The complete Fourier analysis concept is called spectral analysis. Fast Fourier Transform (“FFT”) is an abbreviated calculation that can be computed in a fraction of the time. FFT sacrifices phase relationships and concentrates only on cycle length and amplitude.
The benefit of FFT is its ability to extract the predominate cycle(s) from a series of data (e.g., an indicator or a security’s price).
FFTs are based on the principal that any finite, time-ordered set of data can be approximated by decomposing the data into a set of sine waves.
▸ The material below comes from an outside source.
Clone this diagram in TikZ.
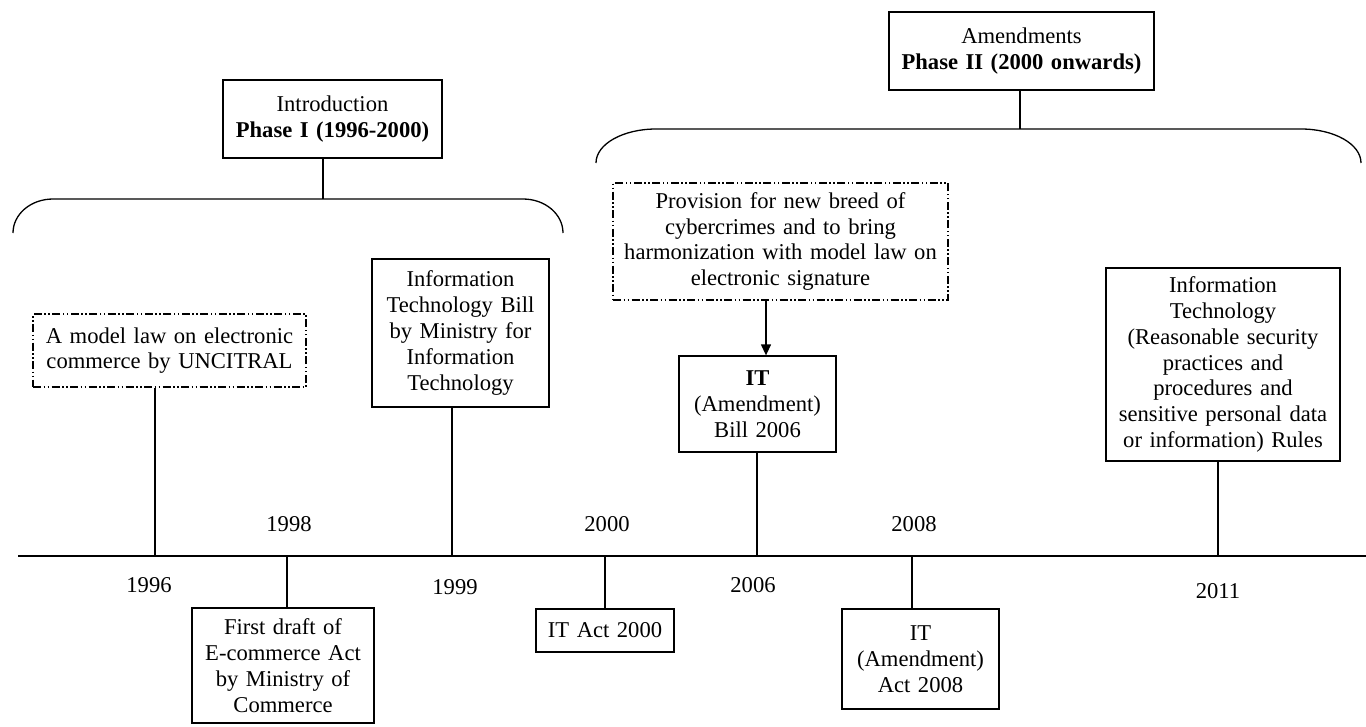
\documentclass[tikz,border=0pt]{standalone}
\usepackage{fontspec}
\setmainfont{Liberation Serif}
\usetikzlibrary{arrows.meta}

\tikzset{
  box/.style={draw, line width=1.3pt, inner sep=0pt, align=center,
    font=\fontsize{22.6}{25.8}\selectfont},
  dashbox/.style={box, line width=1.2pt,
    dash pattern=on 8pt off 2.5pt on 1.5pt off 2.5pt on 1.5pt off 2.5pt},
  year/.style={inner sep=0pt, font=\fontsize{22.6}{25.8}\selectfont},
  link/.style={line width=1.3pt},
}

\begin{document}
\begin{tikzpicture}[x=1pt,y=-1pt,>={Triangle[length=11pt,width=10pt]}]
  \useasboundingbox (0,0) rectangle (1366,726);
  % phase headings
  \node[box, text width=219pt, minimum height=78pt] (ph1) at (332.5,119)
    {Introduction\\\textbf{Phase I (1996-2000)}};
  \node[box, text width=265pt, minimum height=78pt] (ph2) at (1021.5,51)
    {Amendments\\\textbf{Phase II (2000 onwards)}};
  % phase I brace
  \coordinate (br1) at (323,199);
  \draw[link] (13,233) .. controls (13,214) and (31,199) .. (53,199) -- (523,199)
    .. controls (545,199) and (563,214) .. (563,233);
  \draw[link] (ph1.south -| br1) -- (br1);
  % phase II brace
  \coordinate (br2) at (1020,129);
  \draw[link] (596,163) .. controls (596,144) and (623,129) .. (656,129) -- (1301,129)
    .. controls (1334,129) and (1361,144) .. (1361,163);
  \draw[link] (ph2.south -| br2) -- (br2);
  % events above the line
  \node[dashbox, text width=273pt, minimum height=73pt] (uncitral) at (169.5,350.5)
    {A model law on electronic\\commerce by UNCITRAL};
  \node[box, text width=177pt, minimum height=148pt] (bill99) at (460.5,333)
    {Information\\Technology Bill\\by Ministry for\\Information\\Technology};
  \node[dashbox, text width=335pt, minimum height=117pt] (prov) at (780.5,241.5)
    {Provision for new breed of\\cybercrimes and to bring\\harmonization with model law on\\electronic signature};
  \node[box, text width=157pt, minimum height=96pt] (bill06) at (757.5,404)
    {\textbf{IT}\\(Amendment)\\Bill 2006};
  \node[box, text width=234pt, minimum height=193pt] (rules) at (1223,364.5)
    {Information\\Technology\\(Reasonable security\\practices and\\procedures and\\sensitive personal data\\or information) Rules};
  % events below the line
  \node[box, text width=182pt, minimum height=115pt] (draft) at (283,665.5)
    {First draft of\\E-commerce Act\\by Ministry of\\Commerce};
  \node[box, text width=138pt, minimum height=43pt] (act00) at (605,630.5)
    {IT Act 2000};
  \node[box, text width=157pt, minimum height=100pt] (act08) at (920.5,659)
    {IT\\(Amendment)\\Act 2008};
  % time line
  \coordinate (tlw) at (18,556);
  \coordinate (tle) at (1366,556);
  \draw[link] (tlw) -- (tle);
  \coordinate (t96) at (155,556);
  \coordinate (t98) at (287,556);
  \coordinate (t99) at (452,556);
  \coordinate (t00) at (605,556);
  \coordinate (t06) at (757,556);
  \coordinate (t08) at (912,556);
  \coordinate (t11) at (1218,556);
  \draw[link] (uncitral.south -| t96) -- (t96);
  \draw[link] (draft.north -| t98) -- (t98);
  \draw[link] (bill99.south -| t99) -- (t99);
  \draw[link] (act00.north -| t00) -- (t00);
  \draw[link] (bill06.south -| t06) -- (t06);
  \draw[link] (act08.north -| t08) -- (t08);
  \draw[link] (rules.south -| t11) -- (t11);
  % arrow into the 2006 bill
  \coordinate (ar) at (766,0);
  \draw[link,->] (prov.south -| ar) -- (bill06.north -| ar);
  % years
  \node[year] (y96) at (149,585) {1996};
  \node[year] (y98) at (289,524) {1998};
  \node[year] (y99) at (455,587) {1999};
  \node[year] (y00) at (607,524) {2000};
  \node[year] (y06) at (753,585) {2006};
  \node[year] (y08) at (914,524) {2008};
  \node[year] (y11) at (1218,591) {2011};
\end{tikzpicture}
\end{document}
Each sine wave has a specific cycle length, amplitude, and phase relationship to the other sine waves.
A difficulty occurs when applying FFT analysis to security prices, because FFTs were designed to be applied to non-trending, periodic data. The fact that security prices are often trending is overcome by “detrending” the data using either a linear regression trendline or a moving average. To adjust for the fact that security data is not truly periodic, since securities are not traded on weekends and some holidays, the prices are passed through a smoothing function called a “hamming window.”
As stated above, it is beyond the scope of this book to provide complete interpretation of FFT analysis. I will focus my discussion on the “Interpreted” Fast Fourier Transforms found in the MetaStock computer program. This indicator shows the three predominate cycle lengths and the relative strength of each of these cycles.
The following chart displays the Interpreted FFT of US Steel.
The Interpreted FFT shows that predominate cycle lengths in US Steel are 205, 39, and 27 trading days.
The Interpreted FFT indicator always displays the most significant cycle (205 days in this example) on the left and the least significant cycle (27 days in this example) on the right. The length of each cycle is determined by the numeric value of the indicator (as read from the y-axis scales on the sides of the chart).
The longer the indicator remains at a specific value, the more predominate it was in the data being analyzed. For example, in the above chart, the 205-day cycle is five times stronger than the 39-day cycle, because the indicator was at 205 for a much longer period (the fact that 205 is five times greater than 39 is coincidental).
Once you know the predominate cycle length, you can use it as a parameter for other indicators. For example, if you know that a security has a 35-day cycle, you may want to plot a 35-day moving average or a 35-day RSI on the security.